**Records from a collection**
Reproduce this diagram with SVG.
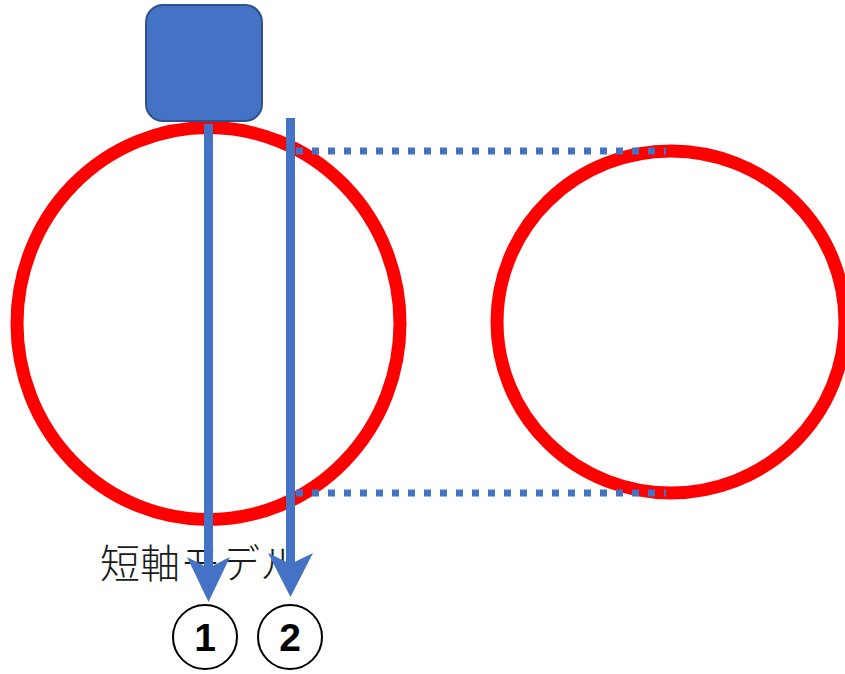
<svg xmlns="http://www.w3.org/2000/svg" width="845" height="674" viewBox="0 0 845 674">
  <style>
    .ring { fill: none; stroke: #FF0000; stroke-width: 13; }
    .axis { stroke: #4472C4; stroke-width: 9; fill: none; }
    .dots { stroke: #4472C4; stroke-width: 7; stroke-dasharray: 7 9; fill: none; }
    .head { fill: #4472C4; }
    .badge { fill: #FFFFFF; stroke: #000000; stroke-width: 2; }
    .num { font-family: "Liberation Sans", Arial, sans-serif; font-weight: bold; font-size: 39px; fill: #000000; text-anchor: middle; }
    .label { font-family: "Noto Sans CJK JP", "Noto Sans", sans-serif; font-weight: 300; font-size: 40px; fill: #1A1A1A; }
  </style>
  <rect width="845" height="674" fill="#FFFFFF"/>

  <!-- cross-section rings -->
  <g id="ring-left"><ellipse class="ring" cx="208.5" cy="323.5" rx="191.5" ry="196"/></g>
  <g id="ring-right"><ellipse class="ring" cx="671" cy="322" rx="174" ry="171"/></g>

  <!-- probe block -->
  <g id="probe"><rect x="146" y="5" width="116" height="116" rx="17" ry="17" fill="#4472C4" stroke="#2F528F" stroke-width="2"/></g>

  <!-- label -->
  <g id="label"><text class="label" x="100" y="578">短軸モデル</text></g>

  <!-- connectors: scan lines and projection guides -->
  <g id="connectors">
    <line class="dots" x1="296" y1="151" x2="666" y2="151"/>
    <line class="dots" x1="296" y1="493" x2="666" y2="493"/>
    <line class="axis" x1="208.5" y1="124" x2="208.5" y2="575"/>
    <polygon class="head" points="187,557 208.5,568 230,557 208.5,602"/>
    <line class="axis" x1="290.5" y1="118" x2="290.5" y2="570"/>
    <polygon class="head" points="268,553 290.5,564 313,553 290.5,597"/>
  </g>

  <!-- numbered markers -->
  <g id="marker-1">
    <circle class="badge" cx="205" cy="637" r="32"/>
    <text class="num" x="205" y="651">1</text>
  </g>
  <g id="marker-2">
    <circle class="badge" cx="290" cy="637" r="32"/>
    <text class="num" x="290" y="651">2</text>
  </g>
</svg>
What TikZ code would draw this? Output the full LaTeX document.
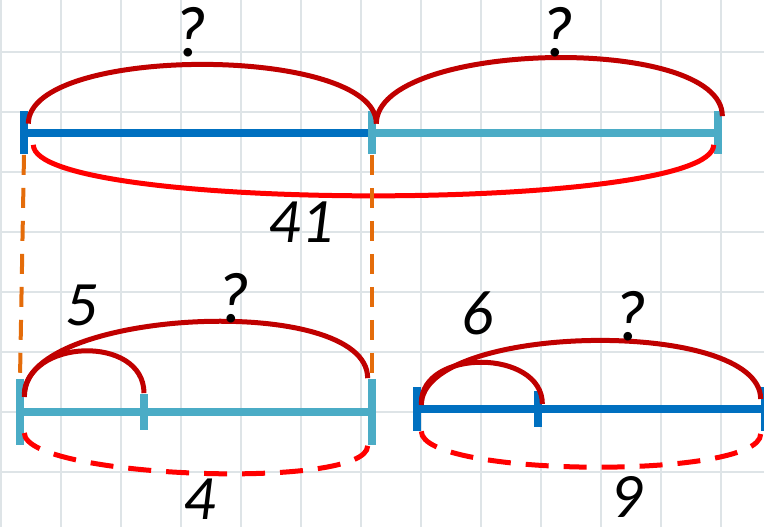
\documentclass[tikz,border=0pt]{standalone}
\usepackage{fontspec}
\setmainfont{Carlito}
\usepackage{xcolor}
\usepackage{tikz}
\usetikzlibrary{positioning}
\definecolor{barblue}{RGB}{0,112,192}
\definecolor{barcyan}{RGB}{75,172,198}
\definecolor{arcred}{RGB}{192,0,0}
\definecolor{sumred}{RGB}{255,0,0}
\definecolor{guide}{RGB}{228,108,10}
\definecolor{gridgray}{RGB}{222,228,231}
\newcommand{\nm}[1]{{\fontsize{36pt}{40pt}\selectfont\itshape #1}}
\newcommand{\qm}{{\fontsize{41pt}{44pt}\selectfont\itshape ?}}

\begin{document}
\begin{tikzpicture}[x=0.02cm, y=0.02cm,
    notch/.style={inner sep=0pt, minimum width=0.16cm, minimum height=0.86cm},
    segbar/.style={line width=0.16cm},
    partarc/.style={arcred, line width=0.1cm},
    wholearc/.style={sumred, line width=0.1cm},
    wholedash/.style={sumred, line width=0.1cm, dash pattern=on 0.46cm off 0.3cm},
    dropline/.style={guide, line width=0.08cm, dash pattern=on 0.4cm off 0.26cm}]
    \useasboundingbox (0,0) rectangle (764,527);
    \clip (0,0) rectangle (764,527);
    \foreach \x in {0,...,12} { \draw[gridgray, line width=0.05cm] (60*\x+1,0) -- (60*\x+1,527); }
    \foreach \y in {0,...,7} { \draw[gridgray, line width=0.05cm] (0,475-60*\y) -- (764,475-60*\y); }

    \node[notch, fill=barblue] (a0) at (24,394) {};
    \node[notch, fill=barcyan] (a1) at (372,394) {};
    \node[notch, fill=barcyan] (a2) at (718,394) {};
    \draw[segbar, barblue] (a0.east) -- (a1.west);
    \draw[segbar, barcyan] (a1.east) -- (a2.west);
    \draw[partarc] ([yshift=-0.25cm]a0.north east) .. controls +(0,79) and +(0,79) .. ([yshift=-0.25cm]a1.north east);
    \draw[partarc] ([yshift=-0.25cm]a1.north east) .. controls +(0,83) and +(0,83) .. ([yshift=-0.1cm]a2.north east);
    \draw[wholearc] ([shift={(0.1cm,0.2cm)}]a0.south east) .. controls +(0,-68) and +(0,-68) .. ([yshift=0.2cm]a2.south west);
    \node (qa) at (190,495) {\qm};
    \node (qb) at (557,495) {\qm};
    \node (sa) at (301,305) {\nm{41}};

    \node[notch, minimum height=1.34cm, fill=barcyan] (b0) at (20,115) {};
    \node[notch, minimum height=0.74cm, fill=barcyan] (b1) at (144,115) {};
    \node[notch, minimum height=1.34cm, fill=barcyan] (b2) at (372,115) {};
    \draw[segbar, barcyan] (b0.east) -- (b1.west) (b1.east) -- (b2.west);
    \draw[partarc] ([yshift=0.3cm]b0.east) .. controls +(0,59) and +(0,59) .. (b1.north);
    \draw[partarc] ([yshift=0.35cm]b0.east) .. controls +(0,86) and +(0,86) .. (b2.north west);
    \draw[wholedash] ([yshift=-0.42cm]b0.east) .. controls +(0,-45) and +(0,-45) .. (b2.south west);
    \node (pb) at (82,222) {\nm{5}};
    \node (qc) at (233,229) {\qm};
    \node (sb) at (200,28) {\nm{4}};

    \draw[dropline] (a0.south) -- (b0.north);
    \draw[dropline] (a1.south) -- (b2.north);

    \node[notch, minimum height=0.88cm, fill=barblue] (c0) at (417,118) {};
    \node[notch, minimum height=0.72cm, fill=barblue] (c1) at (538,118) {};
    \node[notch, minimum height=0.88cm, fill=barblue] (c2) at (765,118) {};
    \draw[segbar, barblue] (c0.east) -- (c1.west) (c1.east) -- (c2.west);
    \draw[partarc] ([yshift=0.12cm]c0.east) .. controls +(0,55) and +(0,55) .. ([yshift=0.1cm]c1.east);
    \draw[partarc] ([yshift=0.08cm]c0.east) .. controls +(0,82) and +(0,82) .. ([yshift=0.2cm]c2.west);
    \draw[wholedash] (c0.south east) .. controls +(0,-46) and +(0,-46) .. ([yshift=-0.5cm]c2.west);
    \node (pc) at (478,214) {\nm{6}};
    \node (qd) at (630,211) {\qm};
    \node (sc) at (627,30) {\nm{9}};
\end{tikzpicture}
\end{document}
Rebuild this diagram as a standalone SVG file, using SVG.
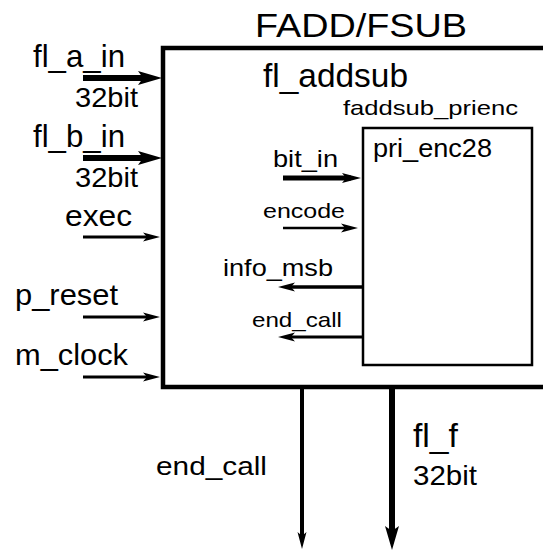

**WHAT YOU ARE ASKED TO DO**
The records above should be reproduced exactly, with no pictures included.

**RESULT OF THE TASK**
Reproduce this diagram with SVG.
<svg xmlns="http://www.w3.org/2000/svg" width="845" height="674" viewBox="0 0 845 674">
  <style>
    .ring { fill: none; stroke: #FF0000; stroke-width: 13; }
    .axis { stroke: #4472C4; stroke-width: 9; fill: none; }
    .dots { stroke: #4472C4; stroke-width: 7; stroke-dasharray: 7 9; fill: none; }
    .head { fill: #4472C4; }
    .badge { fill: #FFFFFF; stroke: #000000; stroke-width: 2; }
    .num { font-family: "Liberation Sans", Arial, sans-serif; font-weight: bold; font-size: 39px; fill: #000000; text-anchor: middle; }
    .label { font-family: "Noto Sans CJK JP", "Noto Sans", sans-serif; font-weight: 300; font-size: 40px; fill: #1A1A1A; }
  </style>
  <rect width="845" height="674" fill="#FFFFFF"/>

  <!-- cross-section rings -->
  <g id="ring-left"><ellipse class="ring" cx="208.5" cy="323.5" rx="191.5" ry="196"/></g>
  <g id="ring-right"><ellipse class="ring" cx="671" cy="322" rx="174" ry="171"/></g>

  <!-- probe block -->
  <g id="probe"><rect x="146" y="5" width="116" height="116" rx="17" ry="17" fill="#4472C4" stroke="#2F528F" stroke-width="2"/></g>

  <!-- label -->
  <g id="label"><text class="label" x="100" y="578">短軸モデル</text></g>

  <!-- connectors: scan lines and projection guides -->
  <g id="connectors">
    <line class="dots" x1="296" y1="151" x2="666" y2="151"/>
    <line class="dots" x1="296" y1="493" x2="666" y2="493"/>
    <line class="axis" x1="208.5" y1="124" x2="208.5" y2="575"/>
    <polygon class="head" points="187,557 208.5,568 230,557 208.5,602"/>
    <line class="axis" x1="290.5" y1="118" x2="290.5" y2="570"/>
    <polygon class="head" points="268,553 290.5,564 313,553 290.5,597"/>
  </g>

  <!-- numbered markers -->
  <g id="marker-1">
    <circle class="badge" cx="205" cy="637" r="32"/>
    <text class="num" x="205" y="651">1</text>
  </g>
  <g id="marker-2">
    <circle class="badge" cx="290" cy="637" r="32"/>
    <text class="num" x="290" y="651">2</text>
  </g>
</svg>
What TikZ code would draw this? Output the full LaTeX document.
\documentclass[tikz,border=0pt]{standalone}
\usepackage{fontspec}
\setmainfont{Carlito}
\usepackage{xcolor}
\usepackage{tikz}
\usetikzlibrary{positioning}
\definecolor{barblue}{RGB}{0,112,192}
\definecolor{barcyan}{RGB}{75,172,198}
\definecolor{arcred}{RGB}{192,0,0}
\definecolor{sumred}{RGB}{255,0,0}
\definecolor{guide}{RGB}{228,108,10}
\definecolor{gridgray}{RGB}{222,228,231}
\newcommand{\nm}[1]{{\fontsize{36pt}{40pt}\selectfont\itshape #1}}
\newcommand{\qm}{{\fontsize{41pt}{44pt}\selectfont\itshape ?}}

\begin{document}
\begin{tikzpicture}[x=0.02cm, y=0.02cm,
    notch/.style={inner sep=0pt, minimum width=0.16cm, minimum height=0.86cm},
    segbar/.style={line width=0.16cm},
    partarc/.style={arcred, line width=0.1cm},
    wholearc/.style={sumred, line width=0.1cm},
    wholedash/.style={sumred, line width=0.1cm, dash pattern=on 0.46cm off 0.3cm},
    dropline/.style={guide, line width=0.08cm, dash pattern=on 0.4cm off 0.26cm}]
    \useasboundingbox (0,0) rectangle (764,527);
    \clip (0,0) rectangle (764,527);
    \foreach \x in {0,...,12} { \draw[gridgray, line width=0.05cm] (60*\x+1,0) -- (60*\x+1,527); }
    \foreach \y in {0,...,7} { \draw[gridgray, line width=0.05cm] (0,475-60*\y) -- (764,475-60*\y); }

    \node[notch, fill=barblue] (a0) at (24,394) {};
    \node[notch, fill=barcyan] (a1) at (372,394) {};
    \node[notch, fill=barcyan] (a2) at (718,394) {};
    \draw[segbar, barblue] (a0.east) -- (a1.west);
    \draw[segbar, barcyan] (a1.east) -- (a2.west);
    \draw[partarc] ([yshift=-0.25cm]a0.north east) .. controls +(0,79) and +(0,79) .. ([yshift=-0.25cm]a1.north east);
    \draw[partarc] ([yshift=-0.25cm]a1.north east) .. controls +(0,83) and +(0,83) .. ([yshift=-0.1cm]a2.north east);
    \draw[wholearc] ([shift={(0.1cm,0.2cm)}]a0.south east) .. controls +(0,-68) and +(0,-68) .. ([yshift=0.2cm]a2.south west);
    \node (qa) at (190,495) {\qm};
    \node (qb) at (557,495) {\qm};
    \node (sa) at (301,305) {\nm{41}};

    \node[notch, minimum height=1.34cm, fill=barcyan] (b0) at (20,115) {};
    \node[notch, minimum height=0.74cm, fill=barcyan] (b1) at (144,115) {};
    \node[notch, minimum height=1.34cm, fill=barcyan] (b2) at (372,115) {};
    \draw[segbar, barcyan] (b0.east) -- (b1.west) (b1.east) -- (b2.west);
    \draw[partarc] ([yshift=0.3cm]b0.east) .. controls +(0,59) and +(0,59) .. (b1.north);
    \draw[partarc] ([yshift=0.35cm]b0.east) .. controls +(0,86) and +(0,86) .. (b2.north west);
    \draw[wholedash] ([yshift=-0.42cm]b0.east) .. controls +(0,-45) and +(0,-45) .. (b2.south west);
    \node (pb) at (82,222) {\nm{5}};
    \node (qc) at (233,229) {\qm};
    \node (sb) at (200,28) {\nm{4}};

    \draw[dropline] (a0.south) -- (b0.north);
    \draw[dropline] (a1.south) -- (b2.north);

    \node[notch, minimum height=0.88cm, fill=barblue] (c0) at (417,118) {};
    \node[notch, minimum height=0.72cm, fill=barblue] (c1) at (538,118) {};
    \node[notch, minimum height=0.88cm, fill=barblue] (c2) at (765,118) {};
    \draw[segbar, barblue] (c0.east) -- (c1.west) (c1.east) -- (c2.west);
    \draw[partarc] ([yshift=0.12cm]c0.east) .. controls +(0,55) and +(0,55) .. ([yshift=0.1cm]c1.east);
    \draw[partarc] ([yshift=0.08cm]c0.east) .. controls +(0,82) and +(0,82) .. ([yshift=0.2cm]c2.west);
    \draw[wholedash] (c0.south east) .. controls +(0,-46) and +(0,-46) .. ([yshift=-0.5cm]c2.west);
    \node (pc) at (478,214) {\nm{6}};
    \node (qd) at (630,211) {\qm};
    \node (sc) at (627,30) {\nm{9}};
\end{tikzpicture}
\end{document}
Rebuild this diagram as a standalone SVG file, using SVG.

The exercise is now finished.